One of my favourite Vegetables is Fennel. Either cooked or cold, Fennel is versatile that way. The Fennel fronts can also be eaten and used because they are fairly decorative. Of course the Fennel Seeds have also their own use in the Kitchen for their anised taste.
Fennel is also used to make that very strong Alcohol which can rend some people blind: Absinthe.
Fennel is perfect to give some crunch to a Salad or a Slaw. There are a fair few Ingredients which marries/pair very well with Fennel like Pears, Apples, Cucumber, Endives, Raddichio, Citrus Fruits and even Beetroot (and many more).
A fresh Spring Salad can be made with chopped Fennel, Red Endive/Chicory, French Radishes (sliced), Butterhead Lettuce and a Citrus Vinaigrette. The decoration will be the front of the Fennel.
For a Summer Salad, Fennel can be used along with Rocket Leaves for pepperiness, slices of Lemon for acidity, slices or ribbons of Cucumber, quarters Pears, Smoked Salmon strips turned/curled into flower shape, decorated by Dill and Fennel Front and Poppy Seeds. Served with a creamy Dill Vinaigrette.

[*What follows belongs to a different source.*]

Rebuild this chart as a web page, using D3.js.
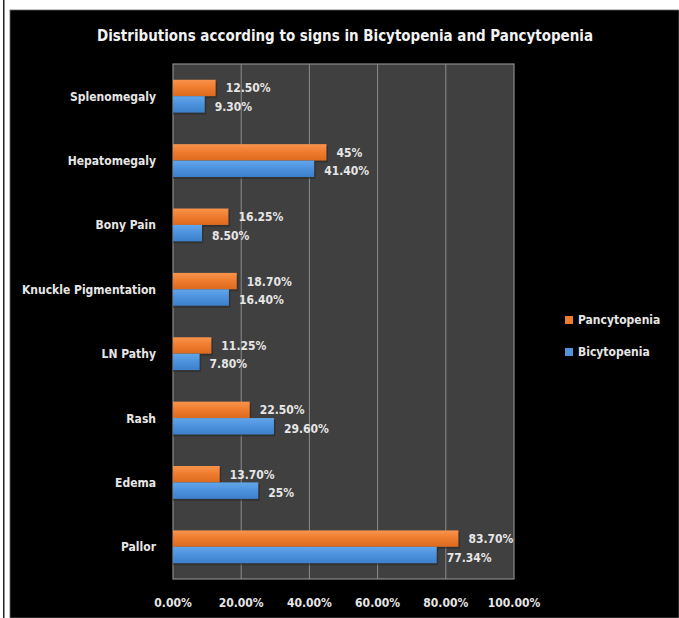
<!DOCTYPE html>
<html>
<head>
<meta charset="utf-8">
<script src="https://cdn.jsdelivr.net/npm/d3@7"></script>
<style>
	body { margin: 0; background: #fff; }
	text { font-family: "DejaVu Sans Condensed", "DejaVu Sans", sans-serif; font-weight: bold; fill: #e6e6e6; }
</style>
</head>
<body>
<div id="chart"></div>
<script>
var categories = ["Splenomegaly", "Hepatomegaly", "Bony Pain", "Knuckle Pigmentation", "LN Pathy", "Rash", "Edema", "Pallor"];
var seriesNames = ["Pancytopenia", "Bicytopenia"];
var pancytopenia = [12.5, 45, 16.25, 18.7, 11.25, 22.5, 13.7, 83.7];
var bicytopenia = [9.3, 41.4, 8.5, 16.4, 7.8, 29.6, 25, 77.34];
var pancyLabels = ["12.50%", "45%", "16.25%", "18.70%", "11.25%", "22.50%", "13.70%", "83.70%"];
var bicyLabels = ["9.30%", "41.40%", "8.50%", "16.40%", "7.80%", "29.60%", "25%", "77.34%"];
var tickValues = [0, 20, 40, 60, 80, 100];
var tickLabels = ["0.00%", "20.00%", "40.00%", "60.00%", "80.00%", "100.00%"];

(function() {
	var width = 679, height = 618;

	var svg = d3.select("#chart")
		.append("svg")
		.attr("width", width)
		.attr("height", height)

	// page frame: white with a thin dark line, chart area black
	svg.append("rect").attr("x", 3).attr("y", 0).attr("width", 1.5).attr("height", height).attr("fill", "#222")
	svg.append("rect").attr("x", 10).attr("y", 10).attr("width", width - 10).attr("height", height - 10)
		.attr("fill", "#000").attr("stroke", "#666").attr("stroke-width", 0.8)

	var defs = svg.append("defs")
	var grads = [
		{id: "gOrange", stops: ["#f8944c", "#ee7b2d", "#dc6a1f"]},
		{id: "gBlue", stops: ["#62a6ea", "#4b91dc", "#3d80cb"]}
	]
	grads.forEach(function(g) {
		var lg = defs.append("linearGradient").attr("id", g.id).attr("x1", 0).attr("y1", 0).attr("x2", 0).attr("y2", 1)
		lg.append("stop").attr("offset", "0%").attr("stop-color", g.stops[0])
		lg.append("stop").attr("offset", "50%").attr("stop-color", g.stops[1])
		lg.append("stop").attr("offset", "100%").attr("stop-color", g.stops[2])
	})

	var left = 173, right = 514, top = 64, bottom = 579;

	var x = d3.scaleLinear().domain([0, 100]).range([left, right])
	var y = d3.scaleBand().domain(categories).range([top, bottom]).paddingInner(0.49).paddingOuter(0.245)
	var sub = d3.scaleBand().domain(seriesNames).range([0, y.bandwidth()])

	// plot area
	svg.append("rect").attr("x", left).attr("y", top).attr("width", right - left).attr("height", bottom - top)
		.attr("fill", "#404040")

	svg.append("g").selectAll("line")
		.data(tickValues.slice(1, -1))
		.enter().append("line")
		.attr("x1", function(d) { return x(d) }).attr("x2", function(d) { return x(d) })
		.attr("y1", top).attr("y2", bottom)
		.attr("stroke", "#8c8c8c").attr("stroke-width", 1)

	svg.append("rect").attr("x", left).attr("y", top).attr("width", right - left).attr("height", bottom - top)
		.attr("fill", "none").attr("stroke", "#8a8a8a").attr("stroke-width", 1.2)

	var rows = categories.map(function(c, i) {
		return [
			{cat: c, name: "Pancytopenia", value: pancytopenia[i], label: pancyLabels[i], fill: "url(#gOrange)", dy: 1},
			{cat: c, name: "Bicytopenia", value: bicytopenia[i], label: bicyLabels[i], fill: "url(#gBlue)", dy: 3}
		]
	})
	var bars = d3.merge(rows)

	// soft shadow under each bar
	svg.append("g").selectAll("rect")
		.data(bars)
		.enter().append("rect")
		.attr("x", x(0))
		.attr("y", function(d) { return y(d.cat) + sub(d.name) + 2 })
		.attr("width", function(d) { return x(d.value) - x(0) + 1.5 })
		.attr("height", sub.bandwidth())
		.attr("fill", "#262626").attr("opacity", 0.55)

	svg.append("g").selectAll("rect")
		.data(bars)
		.enter().append("rect")
		.attr("x", x(0))
		.attr("y", function(d) { return y(d.cat) + sub(d.name) })
		.attr("width", function(d) { return x(d.value) - x(0) })
		.attr("height", sub.bandwidth())
		.attr("fill", function(d) { return d.fill })

	svg.append("g").selectAll("text")
		.data(bars)
		.enter().append("text")
		.attr("x", function(d) { return x(d.value) + 10 })
		.attr("y", function(d) { return y(d.cat) + sub(d.name) + sub.bandwidth() / 2 + d.dy })
		.attr("dominant-baseline", "middle")
		.style("font-size", "12px")
		.text(function(d) { return d.label })

	// category labels
	svg.append("g").selectAll("text")
		.data(categories)
		.enter().append("text")
		.attr("x", 156)
		.attr("y", function(d) { return y(d) + y.bandwidth() / 2 + 1 })
		.attr("text-anchor", "end")
		.attr("dominant-baseline", "middle")
		.style("font-size", "12px")
		.text(function(d) { return d })

	// x tick labels
	svg.append("g").selectAll("text")
		.data(tickValues)
		.enter().append("text")
		.attr("x", function(d) { return x(d) })
		.attr("y", 603)
		.attr("text-anchor", "middle")
		.attr("dominant-baseline", "middle")
		.style("font-size", "12px")
		.text(function(d, i) { return tickLabels[i] })

	// title
	svg.append("text")
		.attr("x", 345).attr("y", 36)
		.attr("text-anchor", "middle")
		.attr("dominant-baseline", "middle")
		.attr("textLength", 496).attr("lengthAdjust", "spacingAndGlyphs")
		.style("font-size", "15px")
		.style("fill", "#f2f2f2")
		.text("Distributions according to signs in Bicytopenia and Pancytopenia")

	// legend
	var legend = svg.append("g").selectAll("g")
		.data([{name: "Pancytopenia", fill: "#ef7d2e"}, {name: "Bicytopenia", fill: "#4f94dd"}])
		.enter().append("g")
		.attr("transform", function(d, i) { return "translate(565," + (316 + i * 32) + ")" })
	legend.append("rect").attr("width", 8).attr("height", 8).attr("fill", function(d) { return d.fill })
	legend.append("text").attr("x", 13).attr("y", 4.5)
		.attr("dominant-baseline", "middle")
		.style("font-size", "12px")
		.text(function(d) { return d.name })
})();
</script>
</body>
</html>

If we think of an Autumn Salad with Fennel it would be thinly sliced along with a Raddichio. Wedges of Apples will bring the sweetness to the Salad. Frisée Lettuce Leaves can be the base for it all. Pecan nuts are to be added for texture and crunch but also Red Grapes. Then a Blue Cheese will give a great charater to the Salad like Roquefort, Bleu d'Auvergne or Stilton. The Dressing would be a French Vinaigrette.
For Winter an unusual Salad can be made with Fennel chopped into quarters and divided into Leaves. Then add White Chicory Leaves and Chard Leaves, sliced into strips. Give a kick to the Salad with Mandarin segments, and a festive one with Pomegranate Seeds but also chopped roasted Chestnusts. One sliced Leek or some Baby Leeks will not go amiss. Little roasted Quails Breasts will give another festive note to the Salad as well as some shaved Truffle.